■ Stated problem
Repeat the records below exactly, leaving out any pictures.

■ Extracted material
======

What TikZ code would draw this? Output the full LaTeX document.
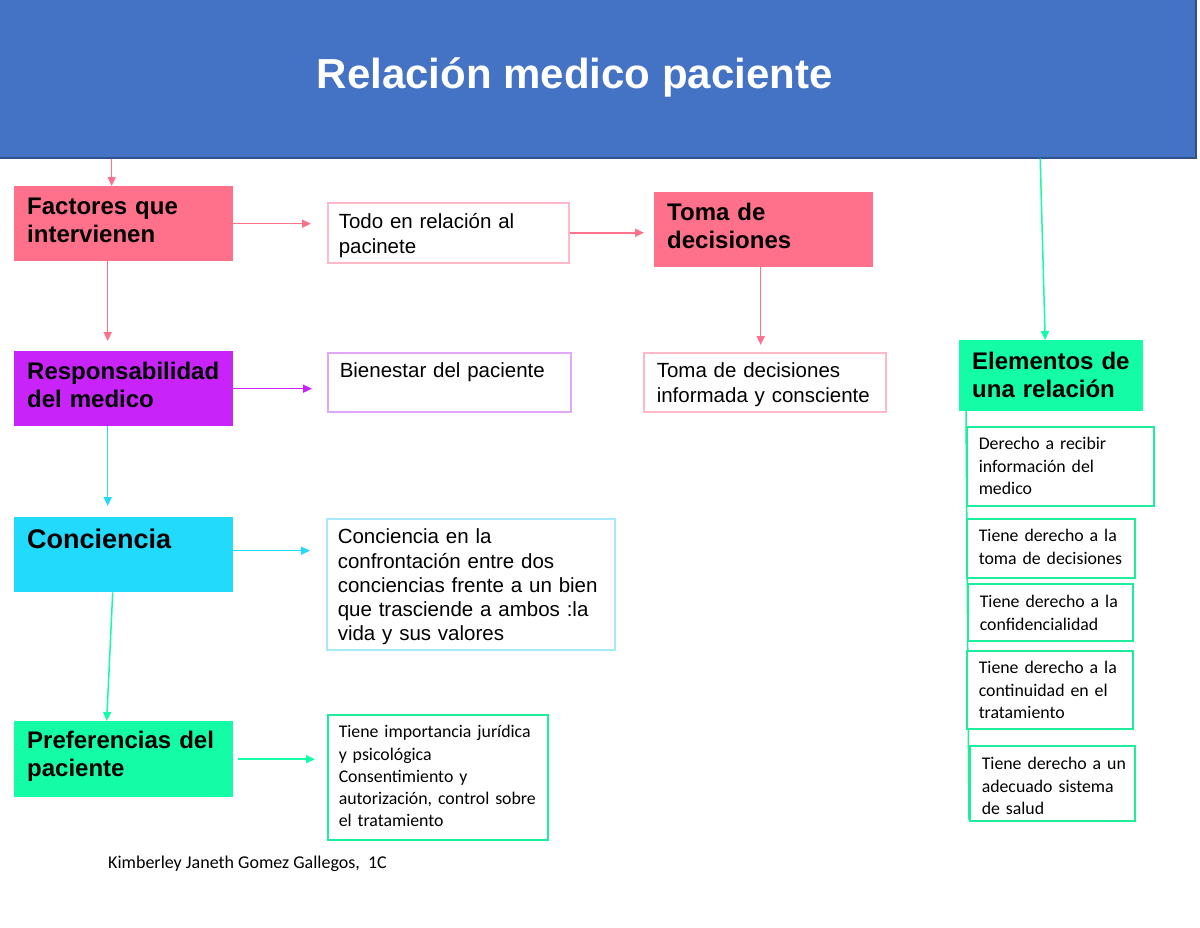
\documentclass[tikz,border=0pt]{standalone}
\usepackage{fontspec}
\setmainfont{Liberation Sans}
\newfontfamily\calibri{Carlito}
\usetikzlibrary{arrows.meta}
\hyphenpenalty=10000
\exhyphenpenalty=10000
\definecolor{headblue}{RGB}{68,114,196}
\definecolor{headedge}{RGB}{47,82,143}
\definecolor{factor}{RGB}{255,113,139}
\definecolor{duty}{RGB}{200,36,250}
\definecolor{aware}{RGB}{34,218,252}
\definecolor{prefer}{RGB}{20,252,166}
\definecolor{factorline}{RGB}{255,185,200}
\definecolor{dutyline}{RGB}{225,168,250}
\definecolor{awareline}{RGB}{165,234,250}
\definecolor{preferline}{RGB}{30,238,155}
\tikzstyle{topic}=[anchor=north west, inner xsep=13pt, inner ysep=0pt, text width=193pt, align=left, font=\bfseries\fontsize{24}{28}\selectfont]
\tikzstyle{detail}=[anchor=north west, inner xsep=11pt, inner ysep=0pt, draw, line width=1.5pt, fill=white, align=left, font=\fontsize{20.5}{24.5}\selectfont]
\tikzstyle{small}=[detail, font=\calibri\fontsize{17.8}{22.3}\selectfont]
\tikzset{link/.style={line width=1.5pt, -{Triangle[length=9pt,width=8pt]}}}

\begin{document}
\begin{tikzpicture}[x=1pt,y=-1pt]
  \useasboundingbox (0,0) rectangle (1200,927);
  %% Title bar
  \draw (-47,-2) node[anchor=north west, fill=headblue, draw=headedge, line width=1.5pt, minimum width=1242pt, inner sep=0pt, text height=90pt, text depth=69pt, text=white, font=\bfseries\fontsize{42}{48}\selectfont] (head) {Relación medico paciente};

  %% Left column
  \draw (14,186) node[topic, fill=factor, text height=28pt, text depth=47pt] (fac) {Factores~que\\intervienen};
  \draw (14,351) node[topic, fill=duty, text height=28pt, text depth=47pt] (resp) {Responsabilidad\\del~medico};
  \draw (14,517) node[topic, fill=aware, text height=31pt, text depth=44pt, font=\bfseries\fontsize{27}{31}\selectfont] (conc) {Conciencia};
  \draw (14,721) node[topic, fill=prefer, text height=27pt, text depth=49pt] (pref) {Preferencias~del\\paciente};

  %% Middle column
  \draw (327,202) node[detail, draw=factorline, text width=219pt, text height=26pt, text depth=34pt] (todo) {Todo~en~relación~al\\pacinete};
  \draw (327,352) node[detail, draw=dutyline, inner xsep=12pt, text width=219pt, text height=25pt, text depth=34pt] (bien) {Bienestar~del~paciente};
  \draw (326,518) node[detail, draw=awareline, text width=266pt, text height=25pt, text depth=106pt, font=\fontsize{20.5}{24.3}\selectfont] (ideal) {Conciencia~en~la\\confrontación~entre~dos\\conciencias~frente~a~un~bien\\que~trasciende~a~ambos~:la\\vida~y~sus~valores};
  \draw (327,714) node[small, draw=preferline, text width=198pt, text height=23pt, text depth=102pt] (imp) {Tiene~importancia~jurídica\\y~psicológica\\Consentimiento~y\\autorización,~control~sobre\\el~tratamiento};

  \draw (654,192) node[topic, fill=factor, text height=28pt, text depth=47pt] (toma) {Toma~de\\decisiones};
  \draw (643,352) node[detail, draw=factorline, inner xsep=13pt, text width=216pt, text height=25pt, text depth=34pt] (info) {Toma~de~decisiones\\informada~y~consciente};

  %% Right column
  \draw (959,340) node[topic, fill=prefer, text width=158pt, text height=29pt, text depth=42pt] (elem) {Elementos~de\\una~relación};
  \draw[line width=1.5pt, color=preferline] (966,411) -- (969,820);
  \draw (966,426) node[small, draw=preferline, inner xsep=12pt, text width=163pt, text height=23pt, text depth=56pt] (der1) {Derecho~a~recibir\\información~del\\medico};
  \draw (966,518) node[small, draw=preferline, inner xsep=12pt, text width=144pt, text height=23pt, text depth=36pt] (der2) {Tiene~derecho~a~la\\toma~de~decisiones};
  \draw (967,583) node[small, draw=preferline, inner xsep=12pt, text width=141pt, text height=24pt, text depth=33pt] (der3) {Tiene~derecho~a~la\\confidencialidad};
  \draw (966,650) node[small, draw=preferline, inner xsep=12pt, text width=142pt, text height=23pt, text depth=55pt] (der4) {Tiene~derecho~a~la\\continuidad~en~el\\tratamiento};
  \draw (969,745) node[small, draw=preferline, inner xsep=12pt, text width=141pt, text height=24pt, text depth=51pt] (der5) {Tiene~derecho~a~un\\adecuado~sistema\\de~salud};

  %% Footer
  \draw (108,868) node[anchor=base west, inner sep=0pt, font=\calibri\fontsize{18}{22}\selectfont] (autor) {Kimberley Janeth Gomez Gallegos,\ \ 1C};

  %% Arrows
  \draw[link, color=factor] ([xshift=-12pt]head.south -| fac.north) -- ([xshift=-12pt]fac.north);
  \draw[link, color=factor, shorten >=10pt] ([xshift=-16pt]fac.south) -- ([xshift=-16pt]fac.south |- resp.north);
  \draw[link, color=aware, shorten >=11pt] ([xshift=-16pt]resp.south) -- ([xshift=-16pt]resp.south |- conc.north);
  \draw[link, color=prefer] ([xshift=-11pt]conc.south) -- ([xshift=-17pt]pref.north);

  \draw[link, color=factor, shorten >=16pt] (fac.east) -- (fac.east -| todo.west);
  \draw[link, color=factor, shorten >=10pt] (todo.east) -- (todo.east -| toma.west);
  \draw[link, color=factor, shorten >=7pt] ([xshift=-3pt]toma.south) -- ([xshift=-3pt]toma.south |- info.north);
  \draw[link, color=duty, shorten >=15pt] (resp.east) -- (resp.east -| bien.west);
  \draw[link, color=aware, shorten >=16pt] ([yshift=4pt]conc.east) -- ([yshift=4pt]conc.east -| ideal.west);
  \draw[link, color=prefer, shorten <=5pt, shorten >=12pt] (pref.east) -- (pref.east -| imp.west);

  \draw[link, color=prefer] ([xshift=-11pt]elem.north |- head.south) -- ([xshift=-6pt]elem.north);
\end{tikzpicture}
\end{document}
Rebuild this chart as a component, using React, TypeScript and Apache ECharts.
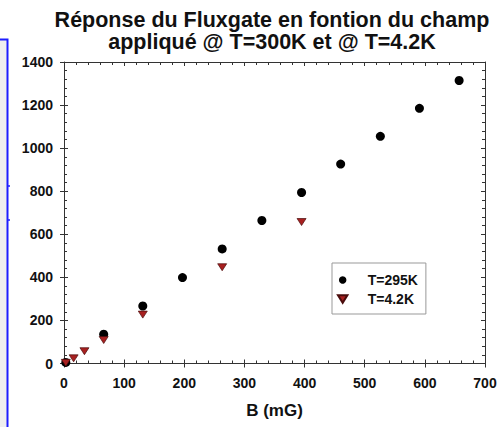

======

■ Result for this exercise
What TikZ code would draw this? Output the full LaTeX document.
\documentclass[tikz,border=0pt]{standalone}
\usepackage{fontspec}
\setmainfont{Liberation Sans}
\newfontfamily\calibri{Carlito}
\usetikzlibrary{arrows.meta}
\hyphenpenalty=10000
\exhyphenpenalty=10000
\definecolor{headblue}{RGB}{68,114,196}
\definecolor{headedge}{RGB}{47,82,143}
\definecolor{factor}{RGB}{255,113,139}
\definecolor{duty}{RGB}{200,36,250}
\definecolor{aware}{RGB}{34,218,252}
\definecolor{prefer}{RGB}{20,252,166}
\definecolor{factorline}{RGB}{255,185,200}
\definecolor{dutyline}{RGB}{225,168,250}
\definecolor{awareline}{RGB}{165,234,250}
\definecolor{preferline}{RGB}{30,238,155}
\tikzstyle{topic}=[anchor=north west, inner xsep=13pt, inner ysep=0pt, text width=193pt, align=left, font=\bfseries\fontsize{24}{28}\selectfont]
\tikzstyle{detail}=[anchor=north west, inner xsep=11pt, inner ysep=0pt, draw, line width=1.5pt, fill=white, align=left, font=\fontsize{20.5}{24.5}\selectfont]
\tikzstyle{small}=[detail, font=\calibri\fontsize{17.8}{22.3}\selectfont]
\tikzset{link/.style={line width=1.5pt, -{Triangle[length=9pt,width=8pt]}}}

\begin{document}
\begin{tikzpicture}[x=1pt,y=-1pt]
  \useasboundingbox (0,0) rectangle (1200,927);
  %% Title bar
  \draw (-47,-2) node[anchor=north west, fill=headblue, draw=headedge, line width=1.5pt, minimum width=1242pt, inner sep=0pt, text height=90pt, text depth=69pt, text=white, font=\bfseries\fontsize{42}{48}\selectfont] (head) {Relación medico paciente};

  %% Left column
  \draw (14,186) node[topic, fill=factor, text height=28pt, text depth=47pt] (fac) {Factores~que\\intervienen};
  \draw (14,351) node[topic, fill=duty, text height=28pt, text depth=47pt] (resp) {Responsabilidad\\del~medico};
  \draw (14,517) node[topic, fill=aware, text height=31pt, text depth=44pt, font=\bfseries\fontsize{27}{31}\selectfont] (conc) {Conciencia};
  \draw (14,721) node[topic, fill=prefer, text height=27pt, text depth=49pt] (pref) {Preferencias~del\\paciente};

  %% Middle column
  \draw (327,202) node[detail, draw=factorline, text width=219pt, text height=26pt, text depth=34pt] (todo) {Todo~en~relación~al\\pacinete};
  \draw (327,352) node[detail, draw=dutyline, inner xsep=12pt, text width=219pt, text height=25pt, text depth=34pt] (bien) {Bienestar~del~paciente};
  \draw (326,518) node[detail, draw=awareline, text width=266pt, text height=25pt, text depth=106pt, font=\fontsize{20.5}{24.3}\selectfont] (ideal) {Conciencia~en~la\\confrontación~entre~dos\\conciencias~frente~a~un~bien\\que~trasciende~a~ambos~:la\\vida~y~sus~valores};
  \draw (327,714) node[small, draw=preferline, text width=198pt, text height=23pt, text depth=102pt] (imp) {Tiene~importancia~jurídica\\y~psicológica\\Consentimiento~y\\autorización,~control~sobre\\el~tratamiento};

  \draw (654,192) node[topic, fill=factor, text height=28pt, text depth=47pt] (toma) {Toma~de\\decisiones};
  \draw (643,352) node[detail, draw=factorline, inner xsep=13pt, text width=216pt, text height=25pt, text depth=34pt] (info) {Toma~de~decisiones\\informada~y~consciente};

  %% Right column
  \draw (959,340) node[topic, fill=prefer, text width=158pt, text height=29pt, text depth=42pt] (elem) {Elementos~de\\una~relación};
  \draw[line width=1.5pt, color=preferline] (966,411) -- (969,820);
  \draw (966,426) node[small, draw=preferline, inner xsep=12pt, text width=163pt, text height=23pt, text depth=56pt] (der1) {Derecho~a~recibir\\información~del\\medico};
  \draw (966,518) node[small, draw=preferline, inner xsep=12pt, text width=144pt, text height=23pt, text depth=36pt] (der2) {Tiene~derecho~a~la\\toma~de~decisiones};
  \draw (967,583) node[small, draw=preferline, inner xsep=12pt, text width=141pt, text height=24pt, text depth=33pt] (der3) {Tiene~derecho~a~la\\confidencialidad};
  \draw (966,650) node[small, draw=preferline, inner xsep=12pt, text width=142pt, text height=23pt, text depth=55pt] (der4) {Tiene~derecho~a~la\\continuidad~en~el\\tratamiento};
  \draw (969,745) node[small, draw=preferline, inner xsep=12pt, text width=141pt, text height=24pt, text depth=51pt] (der5) {Tiene~derecho~a~un\\adecuado~sistema\\de~salud};

  %% Footer
  \draw (108,868) node[anchor=base west, inner sep=0pt, font=\calibri\fontsize{18}{22}\selectfont] (autor) {Kimberley Janeth Gomez Gallegos,\ \ 1C};

  %% Arrows
  \draw[link, color=factor] ([xshift=-12pt]head.south -| fac.north) -- ([xshift=-12pt]fac.north);
  \draw[link, color=factor, shorten >=10pt] ([xshift=-16pt]fac.south) -- ([xshift=-16pt]fac.south |- resp.north);
  \draw[link, color=aware, shorten >=11pt] ([xshift=-16pt]resp.south) -- ([xshift=-16pt]resp.south |- conc.north);
  \draw[link, color=prefer] ([xshift=-11pt]conc.south) -- ([xshift=-17pt]pref.north);

  \draw[link, color=factor, shorten >=16pt] (fac.east) -- (fac.east -| todo.west);
  \draw[link, color=factor, shorten >=10pt] (todo.east) -- (todo.east -| toma.west);
  \draw[link, color=factor, shorten >=7pt] ([xshift=-3pt]toma.south) -- ([xshift=-3pt]toma.south |- info.north);
  \draw[link, color=duty, shorten >=15pt] (resp.east) -- (resp.east -| bien.west);
  \draw[link, color=aware, shorten >=16pt] ([yshift=4pt]conc.east) -- ([yshift=4pt]conc.east -| ideal.west);
  \draw[link, color=prefer, shorten <=5pt, shorten >=12pt] (pref.east) -- (pref.east -| imp.west);

  \draw[link, color=prefer] ([xshift=-11pt]elem.north |- head.south) -- ([xshift=-6pt]elem.north);
\end{tikzpicture}
\end{document}
Rebuild this chart as a component, using React, TypeScript and Apache ECharts.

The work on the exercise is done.